- _PROBLEM_
Write out every line of the material as it stands, apart from the pictures.

- _SOURCE MATERIAL_

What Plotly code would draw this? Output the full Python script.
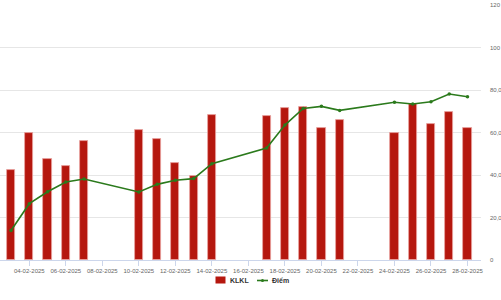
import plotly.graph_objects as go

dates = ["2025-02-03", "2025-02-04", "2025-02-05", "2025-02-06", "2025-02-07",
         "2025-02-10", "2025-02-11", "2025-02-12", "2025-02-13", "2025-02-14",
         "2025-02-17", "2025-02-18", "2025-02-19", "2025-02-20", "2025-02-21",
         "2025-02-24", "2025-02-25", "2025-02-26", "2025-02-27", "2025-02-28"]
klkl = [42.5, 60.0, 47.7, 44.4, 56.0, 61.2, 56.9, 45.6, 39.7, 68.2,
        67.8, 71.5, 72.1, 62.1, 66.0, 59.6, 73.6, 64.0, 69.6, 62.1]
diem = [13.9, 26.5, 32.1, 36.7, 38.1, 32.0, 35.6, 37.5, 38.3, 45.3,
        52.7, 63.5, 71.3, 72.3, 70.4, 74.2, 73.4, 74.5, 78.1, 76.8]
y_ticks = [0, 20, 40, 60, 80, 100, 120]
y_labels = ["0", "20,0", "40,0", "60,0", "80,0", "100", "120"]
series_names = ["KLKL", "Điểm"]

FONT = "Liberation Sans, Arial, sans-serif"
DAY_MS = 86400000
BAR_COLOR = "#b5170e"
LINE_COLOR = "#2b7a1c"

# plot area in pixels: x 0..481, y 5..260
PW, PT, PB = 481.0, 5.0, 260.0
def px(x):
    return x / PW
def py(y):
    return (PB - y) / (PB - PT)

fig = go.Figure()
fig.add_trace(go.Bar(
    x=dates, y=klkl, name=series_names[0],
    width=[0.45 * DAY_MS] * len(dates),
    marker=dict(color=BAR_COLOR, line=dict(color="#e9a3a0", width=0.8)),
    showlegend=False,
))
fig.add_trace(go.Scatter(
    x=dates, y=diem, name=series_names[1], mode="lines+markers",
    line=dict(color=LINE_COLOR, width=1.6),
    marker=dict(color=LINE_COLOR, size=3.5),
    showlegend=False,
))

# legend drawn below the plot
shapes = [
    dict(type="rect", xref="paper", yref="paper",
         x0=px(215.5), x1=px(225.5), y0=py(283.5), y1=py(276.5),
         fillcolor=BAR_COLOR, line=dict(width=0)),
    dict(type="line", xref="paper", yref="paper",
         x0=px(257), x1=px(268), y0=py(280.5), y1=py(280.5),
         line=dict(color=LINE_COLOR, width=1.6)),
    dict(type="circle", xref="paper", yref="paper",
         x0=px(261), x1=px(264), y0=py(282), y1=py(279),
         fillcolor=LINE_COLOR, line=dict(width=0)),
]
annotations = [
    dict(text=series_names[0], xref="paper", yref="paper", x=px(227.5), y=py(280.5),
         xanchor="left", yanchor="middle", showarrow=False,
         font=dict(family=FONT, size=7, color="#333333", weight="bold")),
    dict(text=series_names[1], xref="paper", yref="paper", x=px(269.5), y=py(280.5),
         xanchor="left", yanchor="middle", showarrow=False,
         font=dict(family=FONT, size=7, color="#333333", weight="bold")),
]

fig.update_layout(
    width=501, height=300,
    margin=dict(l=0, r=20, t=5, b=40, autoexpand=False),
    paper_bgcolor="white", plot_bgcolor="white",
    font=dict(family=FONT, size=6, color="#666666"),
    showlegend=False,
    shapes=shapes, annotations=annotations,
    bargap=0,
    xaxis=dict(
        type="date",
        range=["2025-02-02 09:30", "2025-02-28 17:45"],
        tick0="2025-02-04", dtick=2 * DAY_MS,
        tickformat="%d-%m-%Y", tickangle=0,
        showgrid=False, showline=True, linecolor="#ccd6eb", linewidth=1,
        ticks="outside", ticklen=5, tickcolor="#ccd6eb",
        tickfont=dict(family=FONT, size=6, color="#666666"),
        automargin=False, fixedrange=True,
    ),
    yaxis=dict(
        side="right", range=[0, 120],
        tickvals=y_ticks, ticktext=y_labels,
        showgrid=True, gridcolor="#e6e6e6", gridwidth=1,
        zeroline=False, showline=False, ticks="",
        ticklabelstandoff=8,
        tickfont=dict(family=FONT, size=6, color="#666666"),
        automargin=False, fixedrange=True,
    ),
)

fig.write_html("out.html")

- _ANSWER IN FULL_
What Plotly code would draw this? Output the full Python script.
import plotly.graph_objects as go

dates = ["2025-02-03", "2025-02-04", "2025-02-05", "2025-02-06", "2025-02-07",
         "2025-02-10", "2025-02-11", "2025-02-12", "2025-02-13", "2025-02-14",
         "2025-02-17", "2025-02-18", "2025-02-19", "2025-02-20", "2025-02-21",
         "2025-02-24", "2025-02-25", "2025-02-26", "2025-02-27", "2025-02-28"]
klkl = [42.5, 60.0, 47.7, 44.4, 56.0, 61.2, 56.9, 45.6, 39.7, 68.2,
        67.8, 71.5, 72.1, 62.1, 66.0, 59.6, 73.6, 64.0, 69.6, 62.1]
diem = [13.9, 26.5, 32.1, 36.7, 38.1, 32.0, 35.6, 37.5, 38.3, 45.3,
        52.7, 63.5, 71.3, 72.3, 70.4, 74.2, 73.4, 74.5, 78.1, 76.8]
y_ticks = [0, 20, 40, 60, 80, 100, 120]
y_labels = ["0", "20,0", "40,0", "60,0", "80,0", "100", "120"]
series_names = ["KLKL", "Điểm"]

FONT = "Liberation Sans, Arial, sans-serif"
DAY_MS = 86400000
BAR_COLOR = "#b5170e"
LINE_COLOR = "#2b7a1c"

# plot area in pixels: x 0..481, y 5..260
PW, PT, PB = 481.0, 5.0, 260.0
def px(x):
    return x / PW
def py(y):
    return (PB - y) / (PB - PT)

fig = go.Figure()
fig.add_trace(go.Bar(
    x=dates, y=klkl, name=series_names[0],
    width=[0.45 * DAY_MS] * len(dates),
    marker=dict(color=BAR_COLOR, line=dict(color="#e9a3a0", width=0.8)),
    showlegend=False,
))
fig.add_trace(go.Scatter(
    x=dates, y=diem, name=series_names[1], mode="lines+markers",
    line=dict(color=LINE_COLOR, width=1.6),
    marker=dict(color=LINE_COLOR, size=3.5),
    showlegend=False,
))

# legend drawn below the plot
shapes = [
    dict(type="rect", xref="paper", yref="paper",
         x0=px(215.5), x1=px(225.5), y0=py(283.5), y1=py(276.5),
         fillcolor=BAR_COLOR, line=dict(width=0)),
    dict(type="line", xref="paper", yref="paper",
         x0=px(257), x1=px(268), y0=py(280.5), y1=py(280.5),
         line=dict(color=LINE_COLOR, width=1.6)),
    dict(type="circle", xref="paper", yref="paper",
         x0=px(261), x1=px(264), y0=py(282), y1=py(279),
         fillcolor=LINE_COLOR, line=dict(width=0)),
]
annotations = [
    dict(text=series_names[0], xref="paper", yref="paper", x=px(227.5), y=py(280.5),
         xanchor="left", yanchor="middle", showarrow=False,
         font=dict(family=FONT, size=7, color="#333333", weight="bold")),
    dict(text=series_names[1], xref="paper", yref="paper", x=px(269.5), y=py(280.5),
         xanchor="left", yanchor="middle", showarrow=False,
         font=dict(family=FONT, size=7, color="#333333", weight="bold")),
]

fig.update_layout(
    width=501, height=300,
    margin=dict(l=0, r=20, t=5, b=40, autoexpand=False),
    paper_bgcolor="white", plot_bgcolor="white",
    font=dict(family=FONT, size=6, color="#666666"),
    showlegend=False,
    shapes=shapes, annotations=annotations,
    bargap=0,
    xaxis=dict(
        type="date",
        range=["2025-02-02 09:30", "2025-02-28 17:45"],
        tick0="2025-02-04", dtick=2 * DAY_MS,
        tickformat="%d-%m-%Y", tickangle=0,
        showgrid=False, showline=True, linecolor="#ccd6eb", linewidth=1,
        ticks="outside", ticklen=5, tickcolor="#ccd6eb",
        tickfont=dict(family=FONT, size=6, color="#666666"),
        automargin=False, fixedrange=True,
    ),
    yaxis=dict(
        side="right", range=[0, 120],
        tickvals=y_ticks, ticktext=y_labels,
        showgrid=True, gridcolor="#e6e6e6", gridwidth=1,
        zeroline=False, showline=False, ticks="",
        ticklabelstandoff=8,
        tickfont=dict(family=FONT, size=6, color="#666666"),
        automargin=False, fixedrange=True,
    ),
)

fig.write_html("out.html")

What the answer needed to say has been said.